Known as underutilized crops, these plants have witnessed minimal breeding and research, but they are extremely important to smallholder farmers. Some of these plants have gained popularity in developed countries with food trends and diets, such as quinoa and amaranthus. However, many of these edible plants are unknown to consumers in developed countries, but with work, could rise to be the quinoa of the underutilized crop world. How does this process take place and how do we as consumers make it happen?  

The first important step is preserving the germplasm of underutilized crops. With the onset of climate change and human encroachment, the centers of origin of many species are under increased pressure. As an example, I collected a forage grass seed (Dactylis glomerata) in Israel. The seeds were only present from the plants growing amongst thorn bushes. Since then, the seeds have become increasingly important as varieties developed from this region can survive with as little as 200 mm of annual rainfall through summer dormancy. This type of material helps farmers adapt to climate change.

Inspired after reading “The Coming Famine,” Anthony Leddin, an Australian plant breeder, set out to make a difference. Plant Breeders Without Borders encourages plant breeders and students to volunteer their time for international breeding projects.

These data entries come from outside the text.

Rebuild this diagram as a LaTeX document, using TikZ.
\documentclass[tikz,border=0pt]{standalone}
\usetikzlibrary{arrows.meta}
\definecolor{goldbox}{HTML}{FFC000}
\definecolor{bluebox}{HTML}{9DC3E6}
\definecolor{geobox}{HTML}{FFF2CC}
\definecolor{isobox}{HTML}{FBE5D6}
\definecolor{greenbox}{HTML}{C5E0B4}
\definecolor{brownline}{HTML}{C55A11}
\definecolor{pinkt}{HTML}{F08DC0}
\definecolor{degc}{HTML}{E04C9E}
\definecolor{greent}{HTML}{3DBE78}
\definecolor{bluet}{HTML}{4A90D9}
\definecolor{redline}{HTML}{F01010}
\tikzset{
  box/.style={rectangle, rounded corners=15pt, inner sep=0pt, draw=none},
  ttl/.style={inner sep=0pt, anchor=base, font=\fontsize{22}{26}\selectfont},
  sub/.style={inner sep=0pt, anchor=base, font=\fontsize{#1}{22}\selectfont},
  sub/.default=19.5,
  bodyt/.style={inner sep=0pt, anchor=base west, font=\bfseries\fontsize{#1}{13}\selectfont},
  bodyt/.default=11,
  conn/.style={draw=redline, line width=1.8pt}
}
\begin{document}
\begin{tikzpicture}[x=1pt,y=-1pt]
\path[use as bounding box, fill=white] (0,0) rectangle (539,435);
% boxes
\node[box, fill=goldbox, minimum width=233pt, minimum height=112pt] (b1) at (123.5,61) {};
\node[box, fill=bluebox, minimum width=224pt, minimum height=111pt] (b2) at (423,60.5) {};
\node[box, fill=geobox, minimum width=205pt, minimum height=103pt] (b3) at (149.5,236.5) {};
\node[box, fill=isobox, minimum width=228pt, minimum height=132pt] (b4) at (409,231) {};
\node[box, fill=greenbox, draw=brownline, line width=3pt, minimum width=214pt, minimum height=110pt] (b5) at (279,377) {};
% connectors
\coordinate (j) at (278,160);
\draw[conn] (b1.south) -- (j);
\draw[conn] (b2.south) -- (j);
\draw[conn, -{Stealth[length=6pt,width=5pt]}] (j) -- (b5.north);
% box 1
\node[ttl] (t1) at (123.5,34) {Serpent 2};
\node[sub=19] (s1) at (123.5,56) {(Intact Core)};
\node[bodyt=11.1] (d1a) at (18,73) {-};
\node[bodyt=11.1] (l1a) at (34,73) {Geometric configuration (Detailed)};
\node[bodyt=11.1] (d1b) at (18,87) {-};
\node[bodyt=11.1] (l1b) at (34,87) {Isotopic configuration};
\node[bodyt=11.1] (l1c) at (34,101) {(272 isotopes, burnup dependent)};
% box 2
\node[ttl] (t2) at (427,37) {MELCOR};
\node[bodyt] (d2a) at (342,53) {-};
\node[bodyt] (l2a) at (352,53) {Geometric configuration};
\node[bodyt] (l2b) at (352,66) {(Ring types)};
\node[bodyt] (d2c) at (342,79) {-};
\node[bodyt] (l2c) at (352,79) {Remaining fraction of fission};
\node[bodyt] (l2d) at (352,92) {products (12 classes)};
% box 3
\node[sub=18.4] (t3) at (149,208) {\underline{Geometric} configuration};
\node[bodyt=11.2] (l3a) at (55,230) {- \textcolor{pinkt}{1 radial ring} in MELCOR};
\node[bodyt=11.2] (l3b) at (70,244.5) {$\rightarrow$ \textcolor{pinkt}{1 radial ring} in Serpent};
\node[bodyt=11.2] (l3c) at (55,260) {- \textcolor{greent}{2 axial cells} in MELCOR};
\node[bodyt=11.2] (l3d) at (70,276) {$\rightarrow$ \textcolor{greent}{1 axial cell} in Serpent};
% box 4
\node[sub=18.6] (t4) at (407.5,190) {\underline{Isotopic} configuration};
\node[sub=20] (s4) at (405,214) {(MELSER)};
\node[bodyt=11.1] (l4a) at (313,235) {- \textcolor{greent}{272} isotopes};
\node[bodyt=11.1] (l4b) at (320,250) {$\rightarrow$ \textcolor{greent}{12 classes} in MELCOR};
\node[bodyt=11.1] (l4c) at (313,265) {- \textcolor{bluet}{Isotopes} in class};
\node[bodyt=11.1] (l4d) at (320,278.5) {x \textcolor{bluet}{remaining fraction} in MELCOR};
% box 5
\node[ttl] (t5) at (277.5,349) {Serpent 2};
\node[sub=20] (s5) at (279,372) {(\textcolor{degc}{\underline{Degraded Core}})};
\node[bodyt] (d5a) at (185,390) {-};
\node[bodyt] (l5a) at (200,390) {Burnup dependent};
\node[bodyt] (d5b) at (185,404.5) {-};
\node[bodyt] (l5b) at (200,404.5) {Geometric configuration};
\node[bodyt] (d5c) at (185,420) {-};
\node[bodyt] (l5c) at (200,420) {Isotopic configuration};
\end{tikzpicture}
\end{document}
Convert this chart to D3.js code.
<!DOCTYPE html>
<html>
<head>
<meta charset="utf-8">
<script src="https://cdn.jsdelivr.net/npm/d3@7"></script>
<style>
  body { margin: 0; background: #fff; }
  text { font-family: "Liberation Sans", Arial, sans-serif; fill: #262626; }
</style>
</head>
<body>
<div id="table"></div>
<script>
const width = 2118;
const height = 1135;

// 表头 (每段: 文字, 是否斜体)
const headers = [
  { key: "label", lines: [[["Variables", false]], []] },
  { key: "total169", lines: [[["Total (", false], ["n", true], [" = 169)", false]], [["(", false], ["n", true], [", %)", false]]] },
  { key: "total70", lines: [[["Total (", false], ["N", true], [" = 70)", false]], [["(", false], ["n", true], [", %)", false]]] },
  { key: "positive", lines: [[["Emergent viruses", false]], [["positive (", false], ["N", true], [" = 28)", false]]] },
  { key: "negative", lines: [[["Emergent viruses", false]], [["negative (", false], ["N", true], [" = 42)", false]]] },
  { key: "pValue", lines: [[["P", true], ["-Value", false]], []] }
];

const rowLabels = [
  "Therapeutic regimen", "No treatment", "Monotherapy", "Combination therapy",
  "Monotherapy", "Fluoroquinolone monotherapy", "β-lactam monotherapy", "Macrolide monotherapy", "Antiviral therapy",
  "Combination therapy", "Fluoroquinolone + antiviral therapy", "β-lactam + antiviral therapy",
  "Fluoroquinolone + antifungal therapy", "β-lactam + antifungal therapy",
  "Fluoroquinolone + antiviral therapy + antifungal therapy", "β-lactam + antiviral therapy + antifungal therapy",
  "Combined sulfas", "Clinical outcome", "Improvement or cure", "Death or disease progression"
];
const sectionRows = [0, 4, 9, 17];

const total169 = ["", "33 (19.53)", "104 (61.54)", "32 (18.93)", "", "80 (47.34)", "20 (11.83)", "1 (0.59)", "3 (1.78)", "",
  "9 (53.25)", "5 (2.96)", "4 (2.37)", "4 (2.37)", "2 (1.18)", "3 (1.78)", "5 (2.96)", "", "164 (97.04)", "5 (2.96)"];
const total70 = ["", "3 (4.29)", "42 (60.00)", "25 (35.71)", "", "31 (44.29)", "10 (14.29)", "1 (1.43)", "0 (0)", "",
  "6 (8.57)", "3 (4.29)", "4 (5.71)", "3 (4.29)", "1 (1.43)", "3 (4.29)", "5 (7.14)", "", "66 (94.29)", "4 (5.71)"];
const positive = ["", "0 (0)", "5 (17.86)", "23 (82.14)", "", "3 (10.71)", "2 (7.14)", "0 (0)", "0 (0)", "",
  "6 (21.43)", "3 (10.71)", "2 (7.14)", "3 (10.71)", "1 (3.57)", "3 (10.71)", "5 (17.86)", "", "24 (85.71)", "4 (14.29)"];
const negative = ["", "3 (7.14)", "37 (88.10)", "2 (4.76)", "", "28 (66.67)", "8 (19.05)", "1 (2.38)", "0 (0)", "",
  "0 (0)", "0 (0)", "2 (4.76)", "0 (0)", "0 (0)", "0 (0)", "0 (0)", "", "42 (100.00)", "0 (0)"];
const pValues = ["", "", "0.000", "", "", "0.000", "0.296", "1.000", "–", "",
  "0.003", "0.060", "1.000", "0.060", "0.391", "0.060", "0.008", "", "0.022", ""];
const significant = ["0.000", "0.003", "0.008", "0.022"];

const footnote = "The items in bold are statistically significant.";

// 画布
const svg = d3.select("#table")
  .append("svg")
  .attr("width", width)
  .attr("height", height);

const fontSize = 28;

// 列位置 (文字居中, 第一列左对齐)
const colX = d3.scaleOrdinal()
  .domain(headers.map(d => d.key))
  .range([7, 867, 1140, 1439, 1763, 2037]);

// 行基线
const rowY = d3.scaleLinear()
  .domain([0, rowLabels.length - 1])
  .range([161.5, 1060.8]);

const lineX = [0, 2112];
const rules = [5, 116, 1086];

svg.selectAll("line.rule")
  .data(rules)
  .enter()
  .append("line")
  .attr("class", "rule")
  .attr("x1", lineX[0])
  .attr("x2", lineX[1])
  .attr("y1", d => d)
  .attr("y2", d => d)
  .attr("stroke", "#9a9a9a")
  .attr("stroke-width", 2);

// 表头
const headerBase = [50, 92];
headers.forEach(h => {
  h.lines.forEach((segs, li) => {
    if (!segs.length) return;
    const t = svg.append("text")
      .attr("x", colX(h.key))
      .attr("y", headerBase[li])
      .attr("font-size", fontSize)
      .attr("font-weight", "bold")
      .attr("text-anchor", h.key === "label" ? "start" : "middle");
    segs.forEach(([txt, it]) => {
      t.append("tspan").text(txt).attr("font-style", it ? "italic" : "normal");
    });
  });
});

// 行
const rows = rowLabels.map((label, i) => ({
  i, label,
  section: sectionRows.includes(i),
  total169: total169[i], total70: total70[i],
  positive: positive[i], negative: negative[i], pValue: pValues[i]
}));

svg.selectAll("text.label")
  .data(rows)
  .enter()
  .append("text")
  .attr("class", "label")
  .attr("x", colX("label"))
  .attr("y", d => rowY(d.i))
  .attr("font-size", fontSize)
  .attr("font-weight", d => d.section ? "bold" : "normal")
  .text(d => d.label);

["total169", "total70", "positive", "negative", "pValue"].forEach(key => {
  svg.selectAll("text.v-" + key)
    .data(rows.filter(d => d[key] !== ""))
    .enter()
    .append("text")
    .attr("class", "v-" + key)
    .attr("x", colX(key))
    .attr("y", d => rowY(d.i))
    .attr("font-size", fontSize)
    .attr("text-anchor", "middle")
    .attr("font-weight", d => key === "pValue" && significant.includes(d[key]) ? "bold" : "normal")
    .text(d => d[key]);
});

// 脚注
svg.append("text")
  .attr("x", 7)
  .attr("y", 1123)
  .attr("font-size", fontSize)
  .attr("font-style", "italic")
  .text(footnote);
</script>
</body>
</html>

“A biological system that relies on a limited number of species as a food is at risk of failure.

Next, an analysis of the diversity present in the material is needed. If the traits that we are interested in are not found in a single line, then we need to start crossing lines. Crossing creates diversity, but there are many questions to be answered before the crossing can be done. Is the species self- or cross-pollinated? Is the species wind- or insect-pollinated? Are there any characteristics of the plant that suggest it could have anti-nutritional compounds that need to be removed through breeding?  

For example, sorghum breeding programs seeking to enhance disease resistance or perennial features back cross with wild relatives. Often more sustainable, perennial crops require less cultivation and being more water use efficient. However, the holy grail of perennial crops is to obtain similar grain yields to their annual cousins. Although this is a hard task to achieve, these crops may be more economic when looked at per hectare due to contributing factors, such as allowing animals to graze them before or after grain is harvested.

Some underutilized crops are only used by a small part of the population in a country in a subsistence farming situation: for example, the bambara groundnut in Indonesia. Experimentation and adding value to a product can lead to greater awareness in the village. Making bambara groundnut into flour allowed farmers to make cakes from their harvest, which attracted younger generations. As popularity of a crop grows, further research can lead to the identification of beneficial nutrients in a food that enable it to contribute significantly to local diets and well-being.

Through the work of plant breeders, the next generation of plants can help to improve our health and cope with climate change, but the journey will be long.